Frankenstein has a lot of useful lessons for readers about alienation and isolation. When someone feels unloved, it can lead to alienation, which in turn can lead to depression and, in some cases, suicide. Isolation is depicted on a secondary level in the novel, and Victor is one of the culprits. He did an unnatural thing by creating a monster and turned it into his enemy by isolating it. Isolation caused the creature to alienate himself, which brought about a lot of adverse circumstances for Victor Frankenstein and his monster. The creature was innocent at the beginning, but when humans hated it for its look, then it felt abandoned. For instance, when referring to Victor Frankenstein, the monster sees himself as Adam meaning he sought understanding. Another alienation that occurred in Frankenstein is Robert Walton. He sought the love of his sister and continuously wrote letters to her, but he was rejected.

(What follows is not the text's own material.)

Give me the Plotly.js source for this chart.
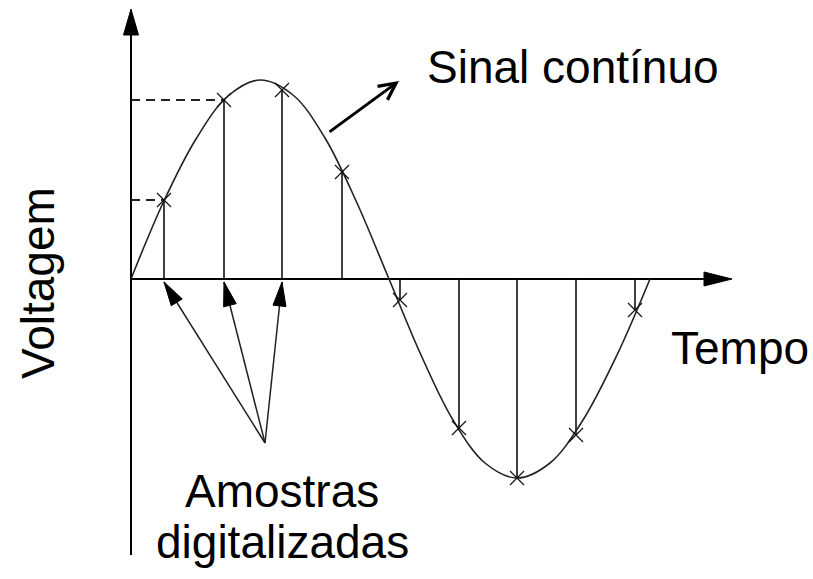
<!DOCTYPE html>
<html>
<head>
<meta charset="utf-8">
<script src="https://cdn.plot.ly/plotly-3.0.1.min.js"></script>
<style>html,body{margin:0;padding:0;background:#fff;}#chart{width:813px;height:579px;}</style>
</head>
<body>
<div id="chart"></div>
<script>
// ---- data (time units / voltage units) ----
var curveT = [0, 32, 65, 97, 129, 162, 194, 226, 258, 290, 322, 354, 386, 419, 452, 486, 519];
var curveV = [0, 76, 140, 183, 199, 184, 141, 76, 0, -76, -141, -184, -199, -184, -141, -76, 0];

var sampleT = [33, 93, 151, 211, 269, 328, 386, 445, 504];
var sampleV = [79, 179, 189, 107, -21, -149, -199, -156, -31];

var guideIdx = [0, 1];          // samples with dashed level guides
var pointedIdx = [0, 1, 2];     // samples pointed by "Amostras digitalizadas"
var pointerFrom = {t: 134, v: -164};

var axisTimeEnd = 601, axisVoltTop = 270, axisVoltBottom = -276;

var labels = {
  signal: 'Sinal contínuo',
  time: 'Tempo',
  volt: 'Voltagem',
  samples1: 'Amostras',
  samples2: 'digitalizadas'
};

// ---- build traces ----
var stemX = [], stemY = [];
sampleT.forEach(function (t, i) { stemX.push(t, t, null); stemY.push(0, sampleV[i], null); });

var guideX = [], guideY = [];
guideIdx.forEach(function (i) { guideX.push(0, sampleT[i], null); guideY.push(sampleV[i], sampleV[i], null); });

var ptrX = [], ptrY = [];
pointedIdx.forEach(function (i) {
  ptrX.push(pointerFrom.t, sampleT[i], null);
  ptrY.push(pointerFrom.v, -3, null);
});

// filled arrow head (axis units are 1:1 with pixels here)
function headPath(x0, y0, x1, y1, len, hw) {
  var dx = x1 - x0, dy = y1 - y0, d = Math.sqrt(dx * dx + dy * dy);
  var ux = dx / d, uy = dy / d, px = -uy, py = ux;
  var bx = x1 - ux * len, by = y1 - uy * len;
  return 'M' + x1 + ',' + y1 +
    ' L' + (bx + px * hw) + ',' + (by + py * hw) +
    ' L' + (bx - px * hw) + ',' + (by - py * hw) + ' Z';
}

var black = '#000';
var shapes = [];
function addHead(x0, y0, x1, y1, len, hw) {
  shapes.push({type: 'path', xref: 'x', yref: 'y', path: headPath(x0, y0, x1, y1, len, hw),
    fillcolor: black, line: {color: black, width: 1}, layer: 'above'});
}
addHead(0, 0, 0, axisVoltTop, 26, 7.5);
addHead(0, 0, axisTimeEnd, 0, 28, 7);
pointedIdx.forEach(function (i) { addHead(pointerFrom.t, pointerFrom.v, sampleT[i], -3, 24, 6.5); });

var traces = [
  {x: [0, 0], y: [axisVoltBottom, axisVoltTop - 10], mode: 'lines', line: {color: black, width: 2}, hoverinfo: 'skip'},
  {x: [0, axisTimeEnd - 10], y: [0, 0], mode: 'lines', line: {color: black, width: 2}, hoverinfo: 'skip'},
  {x: guideX, y: guideY, mode: 'lines', line: {color: '#222', width: 2, dash: '9px,6px'}, hoverinfo: 'skip'},
  {x: stemX, y: stemY, mode: 'lines', line: {color: '#111', width: 1.6}, hoverinfo: 'skip'},
  {x: curveT, y: curveV, mode: 'lines', line: {color: '#222', width: 1.6, shape: 'spline', smoothing: 1}, hoverinfo: 'skip'},
  {x: sampleT, y: sampleV, mode: 'markers', marker: {symbol: 'x-thin-open', size: 14, color: '#111', line: {color: '#111', width: 1.2}}, hoverinfo: 'skip'},
  {x: ptrX, y: ptrY, mode: 'lines', line: {color: '#222', width: 1.5}, hoverinfo: 'skip'}
];

var font = {family: 'Liberation Sans, Arial, sans-serif', color: black, size: 46};
var layout = {
  width: 813, height: 579,
  margin: {l: 0, r: 0, t: 0, b: 0},
  paper_bgcolor: '#fff', plot_bgcolor: '#fff',
  showlegend: false,
  xaxis: {range: [-131, 682], visible: false, fixedrange: true},
  yaxis: {range: [-300, 279], visible: false, fixedrange: true},
  shapes: shapes,
  annotations: [
    {x: 268, y: 198, ax: 197, ay: 146, axref: 'x', ayref: 'y', xref: 'x', yref: 'y', text: '',
     showarrow: true, arrowhead: 5, arrowwidth: 3, arrowsize: 1.1, arrowcolor: black},
    {x: 442, y: 212, xref: 'x', yref: 'y', text: labels.signal, showarrow: false, font: font, xanchor: 'center', yanchor: 'middle'},
    {x: 609, y: -69, xref: 'x', yref: 'y', text: labels.time, showarrow: false, font: font, xanchor: 'center', yanchor: 'middle'},
    {x: -93, y: -4, xref: 'x', yref: 'y', text: labels.volt, showarrow: false, font: font, textangle: -90, xanchor: 'center', yanchor: 'middle'},
    {x: 151, y: -212, xref: 'x', yref: 'y', text: labels.samples1, showarrow: false, font: font, xanchor: 'center', yanchor: 'middle'},
    {x: 151, y: -263, xref: 'x', yref: 'y', text: labels.samples2, showarrow: false, font: font, xanchor: 'center', yanchor: 'middle'}
  ]
};

Plotly.newPlot('chart', traces, layout, {staticPlot: true, displayModeBar: false});
</script>
</body>
</html>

In today’s society, alienation can be caused as a result of job-related issues, social causes, educational causes, family issues, health-related cases, and a lot more. It is crucial to show love and compassion to those suffering alienation so that they do not cause further damage to themselves or others around them.

Dreams and Ambition

Most people have a dream, but only a few know how to achieve their dreams and goals in life. Frankenstein teaches readers on dreams, goals, and aspirations and how to achieve them.  Achieving one’s dream is a fundamental theme in Frankenstein. Dream accomplishment comes down to how much dedication, passion, and commitment you put in to achieve your goals. How badly do you want to achieve your dreams? In other to achieve your dreams, you have to define the steps that you need to take clearly. You need to write them out for constant remembrance, set out your targets at all times before you start working towards them.

Society, unfortunately, sees ambition as a negative element, and this is not true as long as ambition is positive. There could be negative ambition, which is terrible, and it is exemplified in the novel. Victor creates a monster as a result of his ambition, which has some human features but seen as a monster. So this proves that ambition could be bad if it is not in a natural direction. The creation of life by Victor is a bad ambition. This creature kills Victor’s friends and families as a way of seeking the love of his creator.


The theme of responsibility teaches readers always to be responsible for their actions and only act in line with the laws of the land. Victor is a major character that acts irresponsibly by creating a monster and then keeping a blind eye to its actions.

Frankenstein greatly highlights why an individual should be responsible for their family, friends, as well as observing his or her social responsibility. Victor’s ambitious dream of the creation of a new life reflects the lack of realization of individual and social responsibility. Victor does not show any fear of creating a monster; neither does he feel remorse when the monster starts killing people. He kept on playing with the laws of the society as a result of his irresponsible nature.

Justine’s death signifies that the entire judicial system of the society lack responsibility. Even when there was clear evidence that Justin did not commit any crime, he was still punished.